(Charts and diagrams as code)
[Begin]

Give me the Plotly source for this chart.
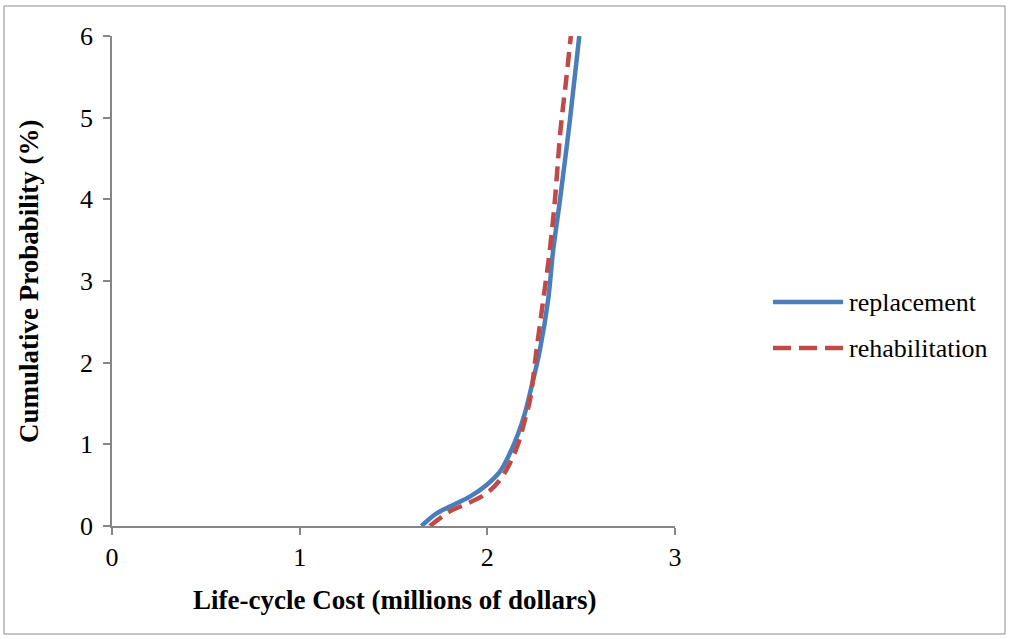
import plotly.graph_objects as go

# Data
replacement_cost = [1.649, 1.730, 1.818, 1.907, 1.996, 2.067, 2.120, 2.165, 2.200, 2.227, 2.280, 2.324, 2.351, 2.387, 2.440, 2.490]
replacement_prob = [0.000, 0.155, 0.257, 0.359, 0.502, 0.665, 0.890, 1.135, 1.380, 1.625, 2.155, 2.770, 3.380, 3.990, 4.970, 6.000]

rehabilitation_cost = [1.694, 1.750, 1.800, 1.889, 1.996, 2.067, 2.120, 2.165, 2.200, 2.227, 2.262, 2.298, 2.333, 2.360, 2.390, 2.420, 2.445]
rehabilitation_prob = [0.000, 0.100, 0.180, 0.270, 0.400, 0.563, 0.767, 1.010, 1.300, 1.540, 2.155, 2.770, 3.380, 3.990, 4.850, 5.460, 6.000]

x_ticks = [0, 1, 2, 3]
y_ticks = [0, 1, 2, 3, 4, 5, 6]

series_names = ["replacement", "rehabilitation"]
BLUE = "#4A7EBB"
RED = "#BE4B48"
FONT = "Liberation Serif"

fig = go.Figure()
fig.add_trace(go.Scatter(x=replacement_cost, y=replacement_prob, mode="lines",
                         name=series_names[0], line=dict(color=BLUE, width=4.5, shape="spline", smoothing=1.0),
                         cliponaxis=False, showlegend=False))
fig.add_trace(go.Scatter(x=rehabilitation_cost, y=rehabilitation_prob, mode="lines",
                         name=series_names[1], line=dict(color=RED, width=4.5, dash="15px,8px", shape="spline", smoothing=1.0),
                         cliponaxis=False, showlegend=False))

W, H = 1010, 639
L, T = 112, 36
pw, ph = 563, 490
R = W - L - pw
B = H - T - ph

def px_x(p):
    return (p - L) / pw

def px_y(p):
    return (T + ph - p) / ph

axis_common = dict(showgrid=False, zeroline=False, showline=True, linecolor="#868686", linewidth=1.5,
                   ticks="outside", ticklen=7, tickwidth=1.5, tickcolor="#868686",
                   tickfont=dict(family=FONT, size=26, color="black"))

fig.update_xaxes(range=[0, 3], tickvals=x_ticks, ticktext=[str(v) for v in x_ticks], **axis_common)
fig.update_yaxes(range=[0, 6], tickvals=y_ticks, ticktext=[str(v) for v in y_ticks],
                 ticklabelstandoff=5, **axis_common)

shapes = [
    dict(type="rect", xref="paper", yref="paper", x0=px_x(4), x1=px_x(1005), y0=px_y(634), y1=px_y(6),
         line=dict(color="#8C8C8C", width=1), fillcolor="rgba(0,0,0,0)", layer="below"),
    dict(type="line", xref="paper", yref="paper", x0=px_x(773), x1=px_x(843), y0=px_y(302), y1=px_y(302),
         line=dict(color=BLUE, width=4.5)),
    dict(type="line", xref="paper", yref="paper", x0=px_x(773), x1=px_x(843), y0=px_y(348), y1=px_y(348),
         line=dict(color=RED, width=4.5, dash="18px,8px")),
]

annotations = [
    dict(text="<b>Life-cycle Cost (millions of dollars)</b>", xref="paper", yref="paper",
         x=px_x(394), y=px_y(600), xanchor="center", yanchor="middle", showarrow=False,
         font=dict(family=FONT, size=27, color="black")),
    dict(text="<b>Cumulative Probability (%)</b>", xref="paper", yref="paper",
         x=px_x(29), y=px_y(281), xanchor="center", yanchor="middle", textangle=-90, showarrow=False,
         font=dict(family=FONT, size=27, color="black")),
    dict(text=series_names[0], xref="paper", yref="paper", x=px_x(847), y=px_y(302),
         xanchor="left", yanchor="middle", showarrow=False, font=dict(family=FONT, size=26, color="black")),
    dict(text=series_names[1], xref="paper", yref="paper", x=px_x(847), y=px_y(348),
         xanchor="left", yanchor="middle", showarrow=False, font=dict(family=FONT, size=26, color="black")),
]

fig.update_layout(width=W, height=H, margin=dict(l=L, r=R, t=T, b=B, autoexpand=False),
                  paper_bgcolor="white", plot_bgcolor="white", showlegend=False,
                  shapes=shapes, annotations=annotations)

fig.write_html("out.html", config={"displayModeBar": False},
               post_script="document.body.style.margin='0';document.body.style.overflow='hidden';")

[End]
[Begin]

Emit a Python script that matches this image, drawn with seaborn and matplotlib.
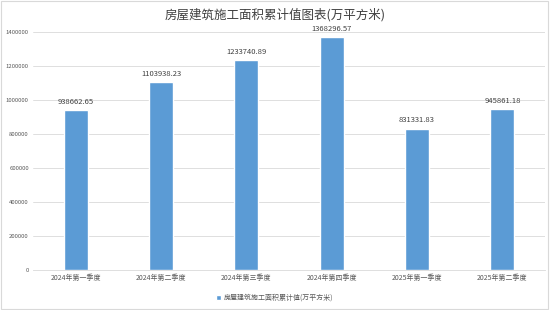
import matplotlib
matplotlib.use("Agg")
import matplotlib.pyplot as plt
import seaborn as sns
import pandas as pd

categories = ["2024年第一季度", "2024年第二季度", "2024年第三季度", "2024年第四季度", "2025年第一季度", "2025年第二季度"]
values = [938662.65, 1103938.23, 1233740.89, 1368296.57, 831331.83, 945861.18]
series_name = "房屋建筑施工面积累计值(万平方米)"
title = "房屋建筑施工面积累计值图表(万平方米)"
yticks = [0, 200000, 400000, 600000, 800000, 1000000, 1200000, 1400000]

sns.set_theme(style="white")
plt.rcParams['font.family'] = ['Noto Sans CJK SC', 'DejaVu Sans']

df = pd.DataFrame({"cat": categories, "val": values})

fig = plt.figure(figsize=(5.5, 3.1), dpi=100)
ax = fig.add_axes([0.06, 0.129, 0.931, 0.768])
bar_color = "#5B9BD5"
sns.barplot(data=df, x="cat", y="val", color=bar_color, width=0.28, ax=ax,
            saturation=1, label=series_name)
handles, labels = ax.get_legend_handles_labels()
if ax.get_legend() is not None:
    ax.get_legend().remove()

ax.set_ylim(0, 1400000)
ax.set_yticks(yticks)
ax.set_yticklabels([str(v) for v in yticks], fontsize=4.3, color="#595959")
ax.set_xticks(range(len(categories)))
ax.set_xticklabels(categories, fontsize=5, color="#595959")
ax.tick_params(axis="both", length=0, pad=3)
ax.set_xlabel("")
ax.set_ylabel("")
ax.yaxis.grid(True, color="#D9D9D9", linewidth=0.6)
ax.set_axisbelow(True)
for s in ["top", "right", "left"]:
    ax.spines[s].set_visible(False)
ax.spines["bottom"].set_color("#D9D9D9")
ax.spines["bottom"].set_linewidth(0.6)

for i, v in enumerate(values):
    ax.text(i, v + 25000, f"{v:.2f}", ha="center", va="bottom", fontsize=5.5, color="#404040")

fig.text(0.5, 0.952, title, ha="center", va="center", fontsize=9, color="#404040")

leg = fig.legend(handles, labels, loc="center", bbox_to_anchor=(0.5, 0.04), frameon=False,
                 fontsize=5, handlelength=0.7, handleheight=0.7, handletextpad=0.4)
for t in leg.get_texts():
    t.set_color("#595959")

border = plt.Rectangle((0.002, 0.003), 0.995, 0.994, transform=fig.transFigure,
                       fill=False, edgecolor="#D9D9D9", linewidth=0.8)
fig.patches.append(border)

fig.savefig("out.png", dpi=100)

[End]

● PROMPT: From the records above, copy only the lines running from the line holding "Give me the Plotly source for this chart." through the line holding "y_ticks = [0, 1, 2, 3, 4, 5, 6]", with no pictures.

● EXERCISE SOLUTION:
Give me the Plotly source for this chart.
import plotly.graph_objects as go

# Data
replacement_cost = [1.649, 1.730, 1.818, 1.907, 1.996, 2.067, 2.120, 2.165, 2.200, 2.227, 2.280, 2.324, 2.351, 2.387, 2.440, 2.490]
replacement_prob = [0.000, 0.155, 0.257, 0.359, 0.502, 0.665, 0.890, 1.135, 1.380, 1.625, 2.155, 2.770, 3.380, 3.990, 4.970, 6.000]

rehabilitation_cost = [1.694, 1.750, 1.800, 1.889, 1.996, 2.067, 2.120, 2.165, 2.200, 2.227, 2.262, 2.298, 2.333, 2.360, 2.390, 2.420, 2.445]
rehabilitation_prob = [0.000, 0.100, 0.180, 0.270, 0.400, 0.563, 0.767, 1.010, 1.300, 1.540, 2.155, 2.770, 3.380, 3.990, 4.850, 5.460, 6.000]

x_ticks = [0, 1, 2, 3]
y_ticks = [0, 1, 2, 3, 4, 5, 6]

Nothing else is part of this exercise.